TASK DETAILS: Copy the listing below in full and skip every picture.

◇ ◇ ◇ ◇ ◇ ◇ ◇

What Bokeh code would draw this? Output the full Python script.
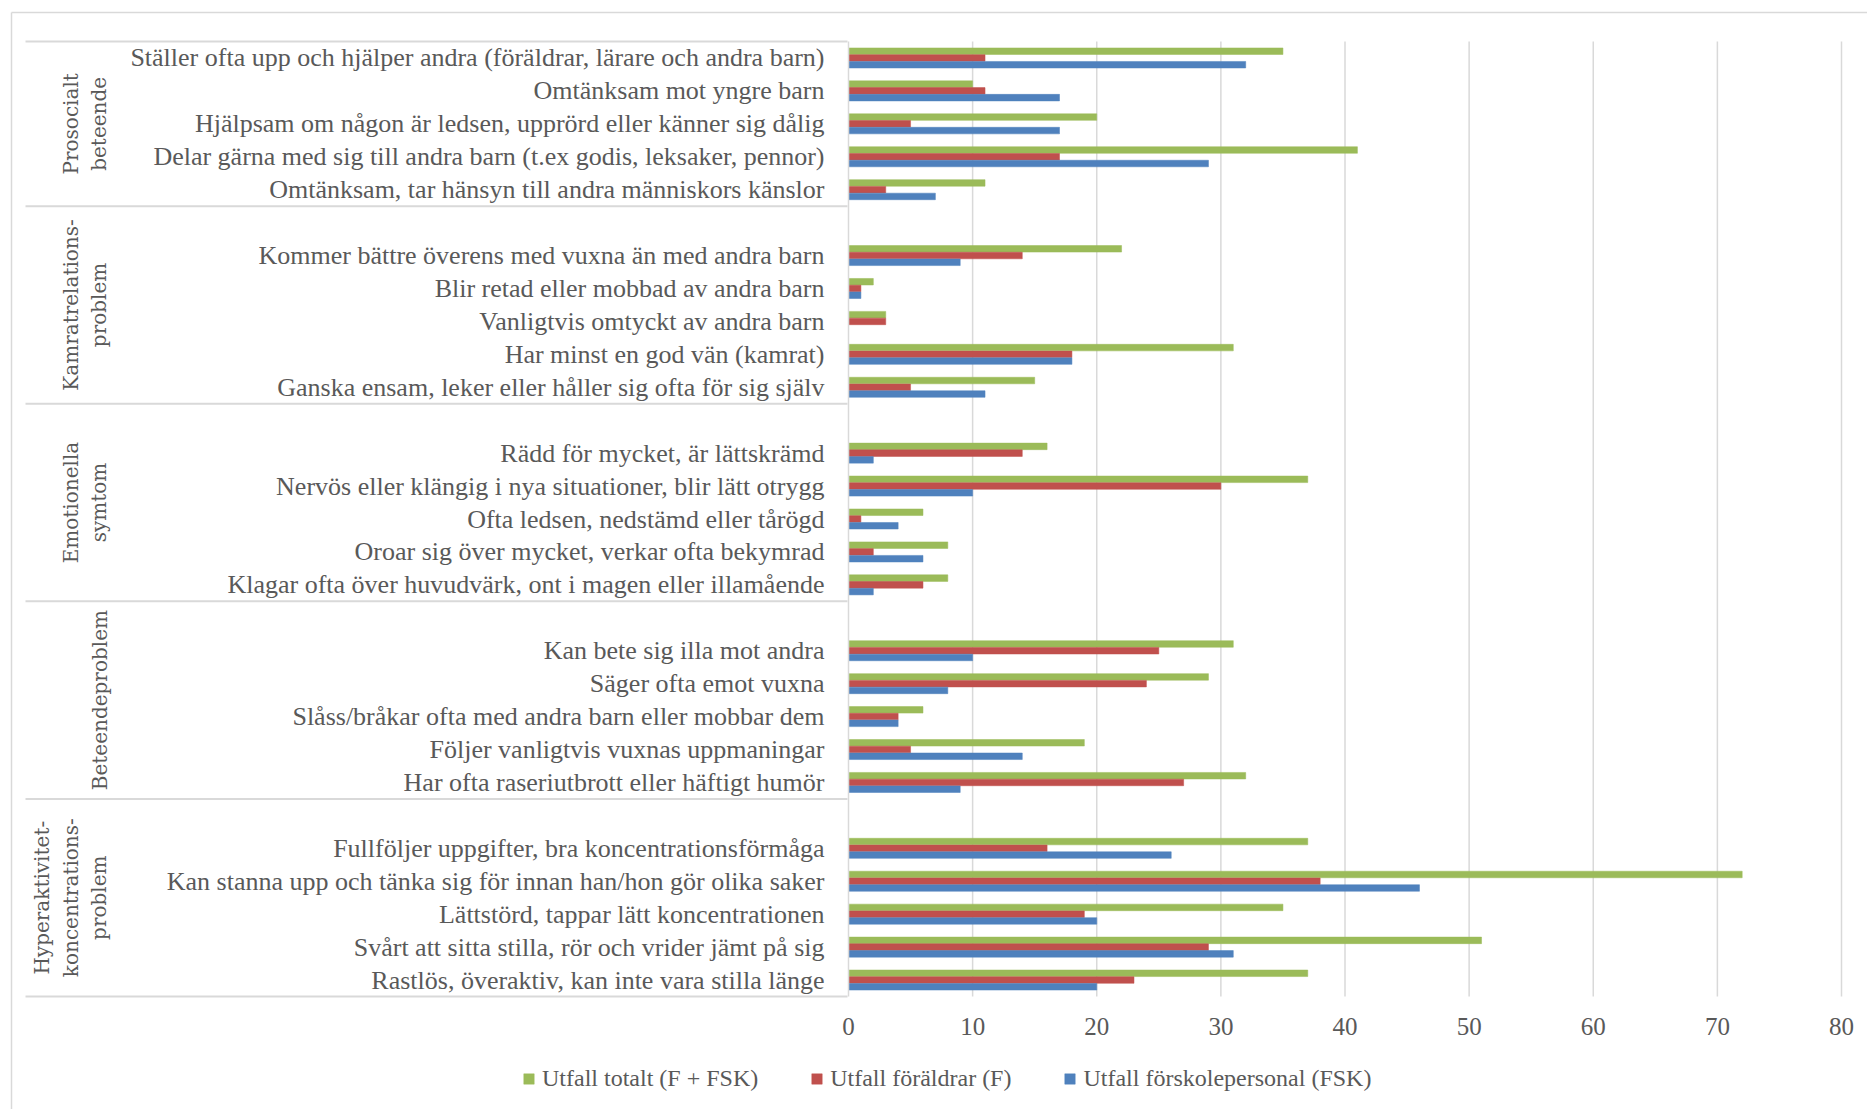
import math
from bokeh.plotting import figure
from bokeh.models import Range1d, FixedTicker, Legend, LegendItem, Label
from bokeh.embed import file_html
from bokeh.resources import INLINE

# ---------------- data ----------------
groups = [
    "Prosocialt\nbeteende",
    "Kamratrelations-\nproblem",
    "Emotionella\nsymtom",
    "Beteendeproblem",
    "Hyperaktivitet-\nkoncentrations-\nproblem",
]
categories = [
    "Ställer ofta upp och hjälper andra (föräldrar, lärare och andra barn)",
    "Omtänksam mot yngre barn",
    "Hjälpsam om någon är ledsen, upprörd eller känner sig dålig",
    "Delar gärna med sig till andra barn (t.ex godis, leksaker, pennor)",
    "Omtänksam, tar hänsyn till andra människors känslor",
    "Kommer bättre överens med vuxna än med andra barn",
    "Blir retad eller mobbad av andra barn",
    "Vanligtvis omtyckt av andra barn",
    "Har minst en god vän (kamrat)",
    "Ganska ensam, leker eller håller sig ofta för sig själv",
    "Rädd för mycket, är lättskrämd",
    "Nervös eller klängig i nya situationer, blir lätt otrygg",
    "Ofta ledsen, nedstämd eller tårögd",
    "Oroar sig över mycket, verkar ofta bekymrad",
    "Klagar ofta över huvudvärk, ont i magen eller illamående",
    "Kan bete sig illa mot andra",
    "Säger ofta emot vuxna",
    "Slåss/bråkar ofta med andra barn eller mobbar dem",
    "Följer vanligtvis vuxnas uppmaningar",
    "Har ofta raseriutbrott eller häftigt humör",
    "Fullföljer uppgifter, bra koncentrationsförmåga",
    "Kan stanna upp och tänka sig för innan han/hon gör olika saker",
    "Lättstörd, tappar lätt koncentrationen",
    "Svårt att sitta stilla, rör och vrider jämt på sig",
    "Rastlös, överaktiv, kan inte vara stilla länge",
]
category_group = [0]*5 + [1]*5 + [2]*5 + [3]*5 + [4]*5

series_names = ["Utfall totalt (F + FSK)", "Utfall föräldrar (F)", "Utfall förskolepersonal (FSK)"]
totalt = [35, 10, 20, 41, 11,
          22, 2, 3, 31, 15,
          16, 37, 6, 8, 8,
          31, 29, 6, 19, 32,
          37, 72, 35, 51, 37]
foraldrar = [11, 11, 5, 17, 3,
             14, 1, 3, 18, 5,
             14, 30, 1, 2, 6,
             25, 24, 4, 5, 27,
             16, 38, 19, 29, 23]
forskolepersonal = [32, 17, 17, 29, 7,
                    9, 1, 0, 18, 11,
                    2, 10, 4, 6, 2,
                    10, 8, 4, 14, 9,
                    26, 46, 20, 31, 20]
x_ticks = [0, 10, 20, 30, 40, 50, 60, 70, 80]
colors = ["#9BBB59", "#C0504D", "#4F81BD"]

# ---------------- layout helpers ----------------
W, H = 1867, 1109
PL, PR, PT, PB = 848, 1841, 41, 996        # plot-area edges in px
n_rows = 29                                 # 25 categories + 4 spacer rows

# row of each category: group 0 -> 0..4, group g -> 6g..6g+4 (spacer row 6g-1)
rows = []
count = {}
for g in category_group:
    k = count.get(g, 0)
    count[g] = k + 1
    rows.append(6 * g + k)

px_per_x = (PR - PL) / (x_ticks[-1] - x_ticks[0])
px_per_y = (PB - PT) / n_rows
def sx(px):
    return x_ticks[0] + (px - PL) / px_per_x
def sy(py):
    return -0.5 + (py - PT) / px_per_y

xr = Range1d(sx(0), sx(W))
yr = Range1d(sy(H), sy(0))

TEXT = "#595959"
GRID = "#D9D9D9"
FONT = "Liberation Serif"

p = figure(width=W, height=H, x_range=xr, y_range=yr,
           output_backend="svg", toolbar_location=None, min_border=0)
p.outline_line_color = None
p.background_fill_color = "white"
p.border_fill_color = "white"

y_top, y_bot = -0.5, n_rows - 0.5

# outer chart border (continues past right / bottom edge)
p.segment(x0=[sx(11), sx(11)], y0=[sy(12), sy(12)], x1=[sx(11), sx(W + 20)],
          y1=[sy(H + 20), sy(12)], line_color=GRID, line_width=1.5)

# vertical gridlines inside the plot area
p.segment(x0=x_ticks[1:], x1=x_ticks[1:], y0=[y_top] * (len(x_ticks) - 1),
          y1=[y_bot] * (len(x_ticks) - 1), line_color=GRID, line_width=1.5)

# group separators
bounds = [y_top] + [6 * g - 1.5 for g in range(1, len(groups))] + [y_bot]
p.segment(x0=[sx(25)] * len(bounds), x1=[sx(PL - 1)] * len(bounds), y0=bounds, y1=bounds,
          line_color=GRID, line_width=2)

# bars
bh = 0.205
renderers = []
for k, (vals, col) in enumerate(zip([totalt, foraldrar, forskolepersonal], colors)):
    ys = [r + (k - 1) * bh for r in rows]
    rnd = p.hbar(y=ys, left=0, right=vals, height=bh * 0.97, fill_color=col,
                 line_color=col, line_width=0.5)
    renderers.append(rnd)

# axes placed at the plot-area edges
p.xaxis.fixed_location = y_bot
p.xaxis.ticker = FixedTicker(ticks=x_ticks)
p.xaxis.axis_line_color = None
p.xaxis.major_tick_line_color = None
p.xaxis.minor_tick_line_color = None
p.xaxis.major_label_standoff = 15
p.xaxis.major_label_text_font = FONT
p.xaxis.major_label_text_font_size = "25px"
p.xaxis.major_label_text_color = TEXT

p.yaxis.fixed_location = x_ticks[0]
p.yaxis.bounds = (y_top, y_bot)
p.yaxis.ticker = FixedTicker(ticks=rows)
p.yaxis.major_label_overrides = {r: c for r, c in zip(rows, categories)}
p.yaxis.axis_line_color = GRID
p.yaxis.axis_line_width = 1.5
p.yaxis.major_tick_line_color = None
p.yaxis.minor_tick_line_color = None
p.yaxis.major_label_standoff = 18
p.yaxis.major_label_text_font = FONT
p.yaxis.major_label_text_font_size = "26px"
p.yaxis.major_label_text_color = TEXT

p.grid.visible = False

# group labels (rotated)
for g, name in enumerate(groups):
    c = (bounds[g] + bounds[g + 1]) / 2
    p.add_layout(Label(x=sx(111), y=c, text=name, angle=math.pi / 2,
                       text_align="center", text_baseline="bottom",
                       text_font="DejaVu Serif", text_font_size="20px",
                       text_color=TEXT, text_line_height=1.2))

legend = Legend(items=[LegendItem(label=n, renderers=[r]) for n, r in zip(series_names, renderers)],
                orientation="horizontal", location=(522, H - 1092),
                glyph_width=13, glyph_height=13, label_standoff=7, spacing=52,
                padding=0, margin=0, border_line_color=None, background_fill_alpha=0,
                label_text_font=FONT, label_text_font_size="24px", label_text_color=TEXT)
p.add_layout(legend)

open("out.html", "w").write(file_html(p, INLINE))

◇ ◇ ◇ ◇ ◇ ◇ ◇

EXERCISE RESULT:
What Bokeh code would draw this? Output the full Python script.
import math
from bokeh.plotting import figure
from bokeh.models import Range1d, FixedTicker, Legend, LegendItem, Label
from bokeh.embed import file_html
from bokeh.resources import INLINE

# ---------------- data ----------------
groups = [
    "Prosocialt\nbeteende",
    "Kamratrelations-\nproblem",
    "Emotionella\nsymtom",
    "Beteendeproblem",
    "Hyperaktivitet-\nkoncentrations-\nproblem",
]
categories = [
    "Ställer ofta upp och hjälper andra (föräldrar, lärare och andra barn)",
    "Omtänksam mot yngre barn",
    "Hjälpsam om någon är ledsen, upprörd eller känner sig dålig",
    "Delar gärna med sig till andra barn (t.ex godis, leksaker, pennor)",
    "Omtänksam, tar hänsyn till andra människors känslor",
    "Kommer bättre överens med vuxna än med andra barn",
    "Blir retad eller mobbad av andra barn",
    "Vanligtvis omtyckt av andra barn",
    "Har minst en god vän (kamrat)",
    "Ganska ensam, leker eller håller sig ofta för sig själv",
    "Rädd för mycket, är lättskrämd",
    "Nervös eller klängig i nya situationer, blir lätt otrygg",
    "Ofta ledsen, nedstämd eller tårögd",
    "Oroar sig över mycket, verkar ofta bekymrad",
    "Klagar ofta över huvudvärk, ont i magen eller illamående",
    "Kan bete sig illa mot andra",
    "Säger ofta emot vuxna",
    "Slåss/bråkar ofta med andra barn eller mobbar dem",
    "Följer vanligtvis vuxnas uppmaningar",
    "Har ofta raseriutbrott eller häftigt humör",
    "Fullföljer uppgifter, bra koncentrationsförmåga",
    "Kan stanna upp och tänka sig för innan han/hon gör olika saker",
    "Lättstörd, tappar lätt koncentrationen",
    "Svårt att sitta stilla, rör och vrider jämt på sig",
    "Rastlös, överaktiv, kan inte vara stilla länge",
]
category_group = [0]*5 + [1]*5 + [2]*5 + [3]*5 + [4]*5

series_names = ["Utfall totalt (F + FSK)", "Utfall föräldrar (F)", "Utfall förskolepersonal (FSK)"]
totalt = [35, 10, 20, 41, 11,
          22, 2, 3, 31, 15,
          16, 37, 6, 8, 8,
          31, 29, 6, 19, 32,
          37, 72, 35, 51, 37]
foraldrar = [11, 11, 5, 17, 3,
             14, 1, 3, 18, 5,
             14, 30, 1, 2, 6,
             25, 24, 4, 5, 27,
             16, 38, 19, 29, 23]
forskolepersonal = [32, 17, 17, 29, 7,
                    9, 1, 0, 18, 11,
                    2, 10, 4, 6, 2,
                    10, 8, 4, 14, 9,
                    26, 46, 20, 31, 20]
x_ticks = [0, 10, 20, 30, 40, 50, 60, 70, 80]
colors = ["#9BBB59", "#C0504D", "#4F81BD"]

# ---------------- layout helpers ----------------
W, H = 1867, 1109
PL, PR, PT, PB = 848, 1841, 41, 996        # plot-area edges in px
n_rows = 29                                 # 25 categories + 4 spacer rows

# row of each category: group 0 -> 0..4, group g -> 6g..6g+4 (spacer row 6g-1)
rows = []
count = {}
for g in category_group:
    k = count.get(g, 0)
    count[g] = k + 1
    rows.append(6 * g + k)

px_per_x = (PR - PL) / (x_ticks[-1] - x_ticks[0])
px_per_y = (PB - PT) / n_rows
def sx(px):
    return x_ticks[0] + (px - PL) / px_per_x
def sy(py):
    return -0.5 + (py - PT) / px_per_y

xr = Range1d(sx(0), sx(W))
yr = Range1d(sy(H), sy(0))

TEXT = "#595959"
GRID = "#D9D9D9"
FONT = "Liberation Serif"

p = figure(width=W, height=H, x_range=xr, y_range=yr,
           output_backend="svg", toolbar_location=None, min_border=0)
p.outline_line_color = None
p.background_fill_color = "white"
p.border_fill_color = "white"

y_top, y_bot = -0.5, n_rows - 0.5

# outer chart border (continues past right / bottom edge)
p.segment(x0=[sx(11), sx(11)], y0=[sy(12), sy(12)], x1=[sx(11), sx(W + 20)],
          y1=[sy(H + 20), sy(12)], line_color=GRID, line_width=1.5)

# vertical gridlines inside the plot area
p.segment(x0=x_ticks[1:], x1=x_ticks[1:], y0=[y_top] * (len(x_ticks) - 1),
          y1=[y_bot] * (len(x_ticks) - 1), line_color=GRID, line_width=1.5)

# group separators
bounds = [y_top] + [6 * g - 1.5 for g in range(1, len(groups))] + [y_bot]
p.segment(x0=[sx(25)] * len(bounds), x1=[sx(PL - 1)] * len(bounds), y0=bounds, y1=bounds,
          line_color=GRID, line_width=2)

# bars
bh = 0.205
renderers = []
for k, (vals, col) in enumerate(zip([totalt, foraldrar, forskolepersonal], colors)):
    ys = [r + (k - 1) * bh for r in rows]
    rnd = p.hbar(y=ys, left=0, right=vals, height=bh * 0.97, fill_color=col,
                 line_color=col, line_width=0.5)
    renderers.append(rnd)

# axes placed at the plot-area edges
p.xaxis.fixed_location = y_bot
p.xaxis.ticker = FixedTicker(ticks=x_ticks)
p.xaxis.axis_line_color = None
p.xaxis.major_tick_line_color = None
p.xaxis.minor_tick_line_color = None
p.xaxis.major_label_standoff = 15
p.xaxis.major_label_text_font = FONT
p.xaxis.major_label_text_font_size = "25px"
p.xaxis.major_label_text_color = TEXT

p.yaxis.fixed_location = x_ticks[0]
p.yaxis.bounds = (y_top, y_bot)
p.yaxis.ticker = FixedTicker(ticks=rows)
p.yaxis.major_label_overrides = {r: c for r, c in zip(rows, categories)}
p.yaxis.axis_line_color = GRID
p.yaxis.axis_line_width = 1.5
p.yaxis.major_tick_line_color = None
p.yaxis.minor_tick_line_color = None
p.yaxis.major_label_standoff = 18
p.yaxis.major_label_text_font = FONT
p.yaxis.major_label_text_font_size = "26px"
p.yaxis.major_label_text_color = TEXT

p.grid.visible = False

# group labels (rotated)
for g, name in enumerate(groups):
    c = (bounds[g] + bounds[g + 1]) / 2
    p.add_layout(Label(x=sx(111), y=c, text=name, angle=math.pi / 2,
                       text_align="center", text_baseline="bottom",
                       text_font="DejaVu Serif", text_font_size="20px",
                       text_color=TEXT, text_line_height=1.2))

legend = Legend(items=[LegendItem(label=n, renderers=[r]) for n, r in zip(series_names, renderers)],
                orientation="horizontal", location=(522, H - 1092),
                glyph_width=13, glyph_height=13, label_standoff=7, spacing=52,
                padding=0, margin=0, border_line_color=None, background_fill_alpha=0,
                label_text_font=FONT, label_text_font_size="24px", label_text_color=TEXT)
p.add_layout(legend)

open("out.html", "w").write(file_html(p, INLINE))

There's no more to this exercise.